Dinas Kebudayaan Kota Yogyakarta juga menyiapkan total hadiah sebesar Rp 75 juta, serta trofi dan sertifikat penghargaan bagi para pemenang di setiap kategori. Penjurian dilakukan oleh tokoh-tokoh budaya dan sastra yang berkompeten, di antaranya: Landung Simatupang, Suwardi Endraswara, Romo Prodjo Suwasana, serta sejumlah sastrawan dan pegiat komunitas aksara di Yogyakarta.
Peserta lomba alih aksara
Melalui kegiatan ini, Pemerintah Kota Yogyakarta berharap semangat pelestarian bahasa dan sastra Jawa terus tumbuh di tengah masyarakat. Kompetisi ini juga diharapkan menjadi wadah ekspresi budaya yang inklusif dan berkelanjutan, sekaligus memperkuat identitas budaya lokal di era modern.
“Kami menyadari bahwa tantangan pelestarian bahasa dan sastra Jawa cukup besar, mengingat kuatnya pengaruh budaya luar terhadap anak-anak dan remaja saat ini. Namun demikian, animo yang tinggi terhadap kegiatan ini membuktikan bahwa semangat untuk menjaga dan menghidupkan kembali budaya daerah masih sangat kuat di kalangan masyarakat,” pungkasnya.

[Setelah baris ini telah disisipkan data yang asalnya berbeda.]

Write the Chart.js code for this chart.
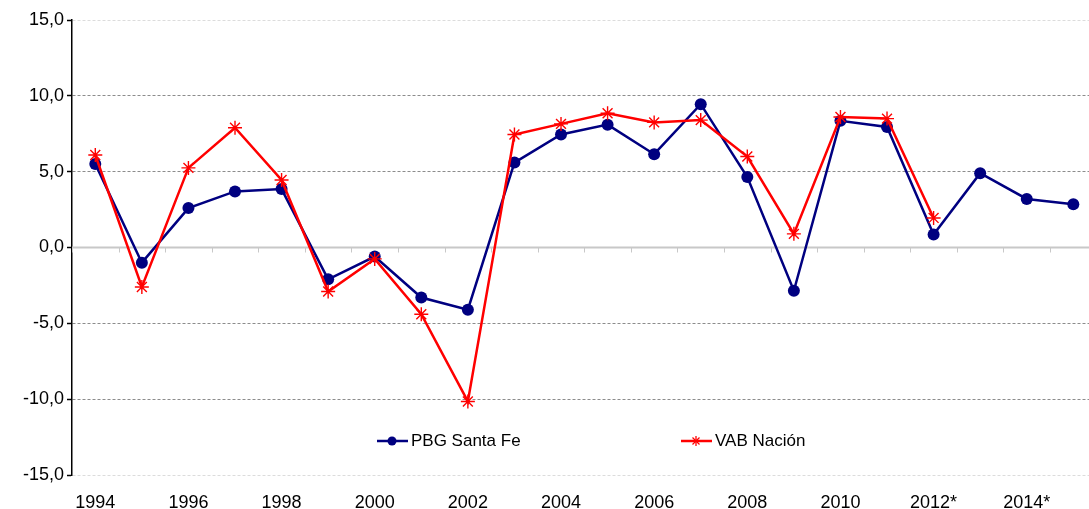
<!DOCTYPE html>
<html>
<head>
<meta charset="utf-8">
<script src="https://cdn.jsdelivr.net/npm/chart.js@4/dist/chart.umd.min.js"></script>
<style>
html,body{margin:0;padding:0;background:#fff;overflow:hidden;}
#wrap{position:relative;width:1105px;height:509px;}
.leg{position:absolute;top:431px;font:17px "Liberation Sans",Arial,sans-serif;color:#000;display:flex;align-items:center;white-space:nowrap;}
.leg svg{margin-right:3px;}
</style>
</head>
<body>
<div id="wrap">
  <canvas id="c" width="1105" height="509"></canvas>
  <div class="leg" style="left:377px"><svg width="31" height="20"><line x1="0" y1="10" x2="31" y2="10" stroke="#000080" stroke-width="2.5"/><circle cx="15" cy="10" r="4.5" fill="#000080"/></svg>PBG Santa Fe</div>
  <div class="leg" style="left:681px"><svg width="31" height="20"><line x1="0" y1="10" x2="31" y2="10" stroke="#ff0000" stroke-width="2.5"/><g stroke="#ff0000" stroke-width="1.3"><line x1="15" y1="5" x2="15" y2="15"/><line x1="10" y1="10" x2="20" y2="10"/><line x1="11.5" y1="6.5" x2="18.5" y2="13.5"/><line x1="11.5" y1="13.5" x2="18.5" y2="6.5"/></g></svg>VAB Nación</div>
</div>
<script>
const years = ['1994','1995','1996','1997','1998','1999','2000','2001','2002','2003','2004',
  '2005','2006','2007','2008','2009','2010','2011','2012*','2013*','2014*','2015*'];
const pbgSantaFe = [5.5,-1.0,2.6,3.7,3.85,-2.1,-0.6,-3.3,-4.1,5.6,7.45,
  8.1,6.15,9.45,4.65,-2.85,8.35,7.95,0.85,4.9,3.2,2.85];
const vabNacion = [6.1,-2.6,5.25,7.9,4.45,-2.9,-0.75,-4.4,-10.15,7.45,8.15,
  8.85,8.25,8.4,6.0,0.9,8.6,8.5,1.95,null,null,null];
const yTicks = [15,10,5,0,-5,-10,-15];

const FONT = '"Liberation Sans", Arial, sans-serif';

// zero axis line with small category tick marks (like Excel's crossing axis)
const zeroAxis = {
  id:'zeroAxis',
  beforeDatasetsDraw(chart){
    const ctx=chart.ctx, xs=chart.scales.x, ys=chart.scales.y;
    const y0=ys.getPixelForValue(0);
    ctx.save();
    ctx.strokeStyle='#c8c8c8';
    ctx.lineWidth=2;
    ctx.beginPath(); ctx.moveTo(xs.left,y0); ctx.lineTo(xs.right,y0); ctx.stroke();
    ctx.lineWidth=1;
    const n=years.length, w=xs.width/n;
    for(let i=0;i<=n;i++){
      const x=Math.round(xs.left+i*w)+0.5;
      ctx.beginPath(); ctx.moveTo(x,y0); ctx.lineTo(x,y0+5); ctx.stroke();
    }
    ctx.restore();
  }
};

new Chart(document.getElementById('c'),{
  type:'line',
  data:{
    labels:years,
    datasets:[
      {label:'PBG Santa Fe',data:pbgSantaFe,borderColor:'#000080',backgroundColor:'#000080',
        borderWidth:2.5,pointStyle:'circle',pointRadius:6,pointBorderWidth:0,tension:0,order:2},
      {label:'VAB Nación',data:vabNacion,borderColor:'#ff0000',backgroundColor:'#ff0000',
        borderWidth:2.5,pointStyle:'star',pointRadius:7,pointBorderWidth:1.4,tension:0,order:1}
    ]
  },
  options:{
    responsive:false,animation:false,
    layout:{padding:{top:20,right:3,left:0,bottom:0}},
    plugins:{legend:{display:false},tooltip:{enabled:false}},
    scales:{
      x:{
        offset:true,
        grid:{display:false,drawTicks:false},
        border:{display:false},
        ticks:{autoSkip:false,maxRotation:0,padding:17,color:'#000',font:{family:FONT,size:18},
          callback:function(v,i){ return i%2===0 ? years[i] : ''; }},
        afterFit:function(s){ s.height=34; }
      },
      y:{
        min:-15,max:15,
        afterBuildTicks:function(s){ s.ticks=yTicks.map(function(v){return {value:v};}); },
        grid:{
          color:function(c){ const v=c.tick&&c.tick.value; return v===0?'rgba(0,0,0,0)':(Math.abs(v)===15?'#dcdcdc':'#8c8c8c'); },
          lineWidth:1,drawTicks:true,tickLength:5,tickColor:'#000',tickWidth:1.5
        },
        border:{display:true,color:'#000',width:1.5,dash:[3,2]},
        ticks:{padding:3,color:'#000',font:{family:FONT,size:18},
          callback:function(v){ return v.toFixed(1).replace('.',','); }},
        afterFit:function(s){ s.width=72; }
      }
    }
  },
  plugins:[zeroAxis]
});
</script>
</body>
</html>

Salah satu peserta yang turut memeriahkan Kompetisi Bahasa dan Sastra Tahun 2025 adalah Aleser Ghaizan Altaf, siswa dari SD Muhammadiyah Sapen, Yogyakarta. Tahun ini, Aleser mengikuti cabang lomba maca geguritan, setelah pada tahun sebelumnya ia mengikuti kategori maca cekak dan berhasil meraih Juara Harapan I.
“Saya suka geguritan karena kata-katanya indah dan banyak mengajarkan nilai-nilai baik. Tapi yang sulit itu saat harus menghayati isinya dan mengekspresikannya dengan baik di depan juri,” ungkap Aleser saat diwawancarai di sela-sela kompetisi.
Keikutsertaan Aleser dalam kompetisi ini bukan tanpa bekal. Sejak duduk di kelas 2 SD, ia sudah mulai belajar membaca geguritan. Kini, menjelang masuk kelas 5 SD, ia merasa lebih percaya diri untuk menantang dirinya tampil di cabang lomba yang berbeda dari sebelumnya.